If it’s fair elections, and not higher turnout for Democrats, that really concerns the president, he and congressional leaders could add more funding to root out those rare instances of fraud. Perhaps a bipartisan panel could tap his fellow Republican LaRose.
We saw this virus’ death march earlier this year from China to Europe, and we didn’t do enough to save lives.
Let Wisconsin be a warning when it comes to saving our democracy. Luckily for us, we still have time.

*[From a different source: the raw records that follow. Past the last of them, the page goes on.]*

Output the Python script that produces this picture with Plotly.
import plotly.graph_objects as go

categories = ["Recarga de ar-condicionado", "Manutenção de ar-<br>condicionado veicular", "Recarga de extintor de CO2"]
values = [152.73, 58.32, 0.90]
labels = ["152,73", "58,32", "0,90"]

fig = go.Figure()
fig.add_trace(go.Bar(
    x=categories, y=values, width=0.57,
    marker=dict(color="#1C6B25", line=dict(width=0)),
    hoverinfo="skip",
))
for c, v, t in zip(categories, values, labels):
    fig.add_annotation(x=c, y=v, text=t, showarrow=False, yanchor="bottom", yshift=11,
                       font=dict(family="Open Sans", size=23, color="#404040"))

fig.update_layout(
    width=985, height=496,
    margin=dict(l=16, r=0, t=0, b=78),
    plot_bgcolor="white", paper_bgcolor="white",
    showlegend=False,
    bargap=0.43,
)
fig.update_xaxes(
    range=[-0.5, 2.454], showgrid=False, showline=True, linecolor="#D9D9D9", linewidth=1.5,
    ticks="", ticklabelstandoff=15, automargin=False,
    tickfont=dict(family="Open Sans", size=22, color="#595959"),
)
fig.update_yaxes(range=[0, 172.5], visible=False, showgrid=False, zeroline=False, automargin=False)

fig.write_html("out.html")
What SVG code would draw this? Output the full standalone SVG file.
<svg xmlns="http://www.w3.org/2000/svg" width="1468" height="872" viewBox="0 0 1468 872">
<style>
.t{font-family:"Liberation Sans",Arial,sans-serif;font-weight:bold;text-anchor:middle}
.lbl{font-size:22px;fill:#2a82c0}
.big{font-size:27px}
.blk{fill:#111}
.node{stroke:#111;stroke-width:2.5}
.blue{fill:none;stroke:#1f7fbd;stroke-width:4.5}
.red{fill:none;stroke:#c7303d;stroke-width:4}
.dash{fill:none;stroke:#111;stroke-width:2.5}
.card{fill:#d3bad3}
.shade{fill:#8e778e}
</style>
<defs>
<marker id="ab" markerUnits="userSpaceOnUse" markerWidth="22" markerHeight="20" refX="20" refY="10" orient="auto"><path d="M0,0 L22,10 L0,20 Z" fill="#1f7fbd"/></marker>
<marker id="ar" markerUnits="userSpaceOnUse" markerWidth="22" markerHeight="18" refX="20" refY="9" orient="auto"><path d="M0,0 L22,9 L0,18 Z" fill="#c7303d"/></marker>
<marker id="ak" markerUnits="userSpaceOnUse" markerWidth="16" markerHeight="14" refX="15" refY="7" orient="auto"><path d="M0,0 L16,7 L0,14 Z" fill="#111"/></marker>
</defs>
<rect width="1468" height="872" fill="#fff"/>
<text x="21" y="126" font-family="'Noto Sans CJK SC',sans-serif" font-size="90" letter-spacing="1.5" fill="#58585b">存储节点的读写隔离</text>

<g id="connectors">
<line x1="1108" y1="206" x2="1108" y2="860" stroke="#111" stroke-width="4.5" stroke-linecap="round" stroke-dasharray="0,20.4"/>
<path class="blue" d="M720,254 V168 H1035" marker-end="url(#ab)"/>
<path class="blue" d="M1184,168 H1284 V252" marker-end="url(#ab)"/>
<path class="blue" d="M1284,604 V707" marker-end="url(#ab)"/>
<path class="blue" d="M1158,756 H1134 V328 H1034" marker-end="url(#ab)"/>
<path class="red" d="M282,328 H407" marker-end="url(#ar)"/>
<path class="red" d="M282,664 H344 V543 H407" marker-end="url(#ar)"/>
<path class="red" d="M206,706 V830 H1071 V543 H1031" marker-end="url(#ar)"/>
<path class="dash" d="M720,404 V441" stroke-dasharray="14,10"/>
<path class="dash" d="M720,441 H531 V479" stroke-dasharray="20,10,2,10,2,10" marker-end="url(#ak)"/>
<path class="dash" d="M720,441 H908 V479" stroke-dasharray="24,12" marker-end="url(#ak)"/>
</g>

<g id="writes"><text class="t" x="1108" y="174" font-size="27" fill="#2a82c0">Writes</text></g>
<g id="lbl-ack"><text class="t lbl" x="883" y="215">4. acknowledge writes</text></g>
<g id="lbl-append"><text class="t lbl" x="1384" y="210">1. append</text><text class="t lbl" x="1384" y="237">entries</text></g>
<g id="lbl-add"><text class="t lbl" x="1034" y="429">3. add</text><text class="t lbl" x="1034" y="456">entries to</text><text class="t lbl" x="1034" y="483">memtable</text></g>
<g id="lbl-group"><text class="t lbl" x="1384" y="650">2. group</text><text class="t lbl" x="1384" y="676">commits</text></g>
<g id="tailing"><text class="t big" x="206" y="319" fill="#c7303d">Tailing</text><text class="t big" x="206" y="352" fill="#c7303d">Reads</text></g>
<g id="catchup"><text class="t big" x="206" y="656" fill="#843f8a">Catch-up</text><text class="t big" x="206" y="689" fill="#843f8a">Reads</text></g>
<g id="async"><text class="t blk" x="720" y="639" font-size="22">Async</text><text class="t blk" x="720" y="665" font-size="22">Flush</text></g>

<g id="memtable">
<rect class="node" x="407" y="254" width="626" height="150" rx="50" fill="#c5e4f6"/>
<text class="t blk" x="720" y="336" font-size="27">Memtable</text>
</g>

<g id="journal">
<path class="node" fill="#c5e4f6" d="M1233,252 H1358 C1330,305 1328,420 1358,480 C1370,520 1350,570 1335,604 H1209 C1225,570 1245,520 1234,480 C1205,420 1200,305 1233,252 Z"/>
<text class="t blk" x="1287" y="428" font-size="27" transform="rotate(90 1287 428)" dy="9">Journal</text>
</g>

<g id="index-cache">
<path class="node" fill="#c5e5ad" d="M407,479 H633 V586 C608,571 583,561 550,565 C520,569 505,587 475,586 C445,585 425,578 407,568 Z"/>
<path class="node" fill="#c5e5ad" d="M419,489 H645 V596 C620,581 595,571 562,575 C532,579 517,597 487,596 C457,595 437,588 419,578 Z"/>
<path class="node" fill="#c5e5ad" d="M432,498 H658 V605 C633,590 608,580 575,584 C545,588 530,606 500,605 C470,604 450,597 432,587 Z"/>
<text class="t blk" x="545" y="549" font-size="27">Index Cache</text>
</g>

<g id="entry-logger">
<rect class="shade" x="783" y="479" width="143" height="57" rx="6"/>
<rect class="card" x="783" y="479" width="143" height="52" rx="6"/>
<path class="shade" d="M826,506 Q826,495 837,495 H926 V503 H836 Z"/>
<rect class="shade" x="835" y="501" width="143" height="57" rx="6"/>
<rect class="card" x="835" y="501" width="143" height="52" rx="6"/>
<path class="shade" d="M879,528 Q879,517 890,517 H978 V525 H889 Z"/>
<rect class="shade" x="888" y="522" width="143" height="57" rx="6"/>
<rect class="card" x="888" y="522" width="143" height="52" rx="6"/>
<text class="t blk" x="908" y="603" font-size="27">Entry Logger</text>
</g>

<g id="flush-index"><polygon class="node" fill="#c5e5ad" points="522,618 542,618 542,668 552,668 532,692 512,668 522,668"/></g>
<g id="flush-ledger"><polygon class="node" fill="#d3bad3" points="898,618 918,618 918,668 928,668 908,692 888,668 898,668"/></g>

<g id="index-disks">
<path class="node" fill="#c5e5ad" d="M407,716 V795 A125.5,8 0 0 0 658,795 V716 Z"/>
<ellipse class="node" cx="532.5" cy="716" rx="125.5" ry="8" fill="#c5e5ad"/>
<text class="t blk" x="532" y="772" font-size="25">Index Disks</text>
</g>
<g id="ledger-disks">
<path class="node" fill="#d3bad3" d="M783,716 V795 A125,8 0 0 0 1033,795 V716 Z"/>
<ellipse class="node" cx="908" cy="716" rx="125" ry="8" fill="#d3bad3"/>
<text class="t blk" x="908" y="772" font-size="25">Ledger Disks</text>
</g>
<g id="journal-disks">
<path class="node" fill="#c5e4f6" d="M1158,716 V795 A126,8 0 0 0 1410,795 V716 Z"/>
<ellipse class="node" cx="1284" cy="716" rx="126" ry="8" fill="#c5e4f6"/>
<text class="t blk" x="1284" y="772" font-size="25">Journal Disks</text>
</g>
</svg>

Looking out the Window. This morning, I spent a while researching the history of the window, intermittently peering through a pane at whatever green I could find outside. You may find this too solitary for you, too depressing. I also see it as a chance to recognize your view will never be fully the same from one moment to the next. “All Things Must Pass,” George Harrison sang. His album of the same name was released nearly 50 years ago.
Trapped Parent Tip
Baking Cookies. What other way can you feed yourself, comfort your family, buy time, bond with your kids — and have your child learn fractions and measurements? And I learned something from my 9-year-old. Don’t just throw scoops of dough on a buttered sheet, as I’d been doing. Roll them into neat balls, ensuring more even baking.